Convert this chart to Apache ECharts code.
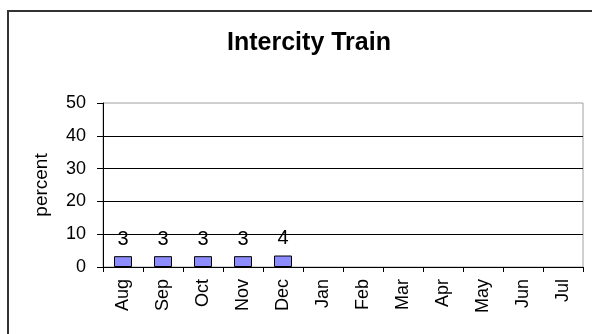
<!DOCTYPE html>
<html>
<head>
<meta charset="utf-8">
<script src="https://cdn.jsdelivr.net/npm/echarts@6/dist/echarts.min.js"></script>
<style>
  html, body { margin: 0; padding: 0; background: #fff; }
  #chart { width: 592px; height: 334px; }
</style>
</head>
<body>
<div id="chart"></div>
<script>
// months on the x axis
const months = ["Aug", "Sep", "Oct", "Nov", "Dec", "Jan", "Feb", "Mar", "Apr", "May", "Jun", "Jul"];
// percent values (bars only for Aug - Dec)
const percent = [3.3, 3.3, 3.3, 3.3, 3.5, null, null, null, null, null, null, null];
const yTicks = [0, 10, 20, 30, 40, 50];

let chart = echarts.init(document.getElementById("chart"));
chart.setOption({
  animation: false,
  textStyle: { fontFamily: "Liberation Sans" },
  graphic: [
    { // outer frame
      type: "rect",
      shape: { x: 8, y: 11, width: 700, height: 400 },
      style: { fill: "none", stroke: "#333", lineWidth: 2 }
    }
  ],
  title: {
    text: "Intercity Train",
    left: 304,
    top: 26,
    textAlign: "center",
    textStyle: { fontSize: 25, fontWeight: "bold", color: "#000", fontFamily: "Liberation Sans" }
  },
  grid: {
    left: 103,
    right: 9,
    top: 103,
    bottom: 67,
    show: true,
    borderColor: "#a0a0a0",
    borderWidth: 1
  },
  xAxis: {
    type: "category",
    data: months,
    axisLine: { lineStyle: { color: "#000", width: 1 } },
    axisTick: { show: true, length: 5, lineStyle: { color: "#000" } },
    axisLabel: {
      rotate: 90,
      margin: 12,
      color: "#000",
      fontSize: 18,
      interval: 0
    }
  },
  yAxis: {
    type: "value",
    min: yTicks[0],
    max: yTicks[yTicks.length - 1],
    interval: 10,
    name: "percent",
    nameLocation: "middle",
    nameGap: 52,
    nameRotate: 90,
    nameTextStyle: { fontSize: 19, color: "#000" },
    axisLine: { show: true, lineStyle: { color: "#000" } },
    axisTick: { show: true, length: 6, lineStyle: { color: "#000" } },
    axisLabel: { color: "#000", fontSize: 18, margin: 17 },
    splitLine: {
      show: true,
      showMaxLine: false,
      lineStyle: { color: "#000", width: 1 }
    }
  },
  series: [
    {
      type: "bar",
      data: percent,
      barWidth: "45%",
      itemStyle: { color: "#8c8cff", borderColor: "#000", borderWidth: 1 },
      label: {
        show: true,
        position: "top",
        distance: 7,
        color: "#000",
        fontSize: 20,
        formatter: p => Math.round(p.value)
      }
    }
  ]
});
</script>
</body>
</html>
━━━
Omitting all pictures, restate exactly the lines of the material from its start through the line that contains "const yTicks = [0, 10, 20, 30, 40, 50];".

Convert this chart to Apache ECharts code.
<!DOCTYPE html>
<html>
<head>
<meta charset="utf-8">
<script src="https://cdn.jsdelivr.net/npm/echarts@6/dist/echarts.min.js"></script>
<style>
  html, body { margin: 0; padding: 0; background: #fff; }
  #chart { width: 592px; height: 334px; }
</style>
</head>
<body>
<div id="chart"></div>
<script>
// months on the x axis
const months = ["Aug", "Sep", "Oct", "Nov", "Dec", "Jan", "Feb", "Mar", "Apr", "May", "Jun", "Jul"];
// percent values (bars only for Aug - Dec)
const percent = [3.3, 3.3, 3.3, 3.3, 3.5, null, null, null, null, null, null, null];
const yTicks = [0, 10, 20, 30, 40, 50];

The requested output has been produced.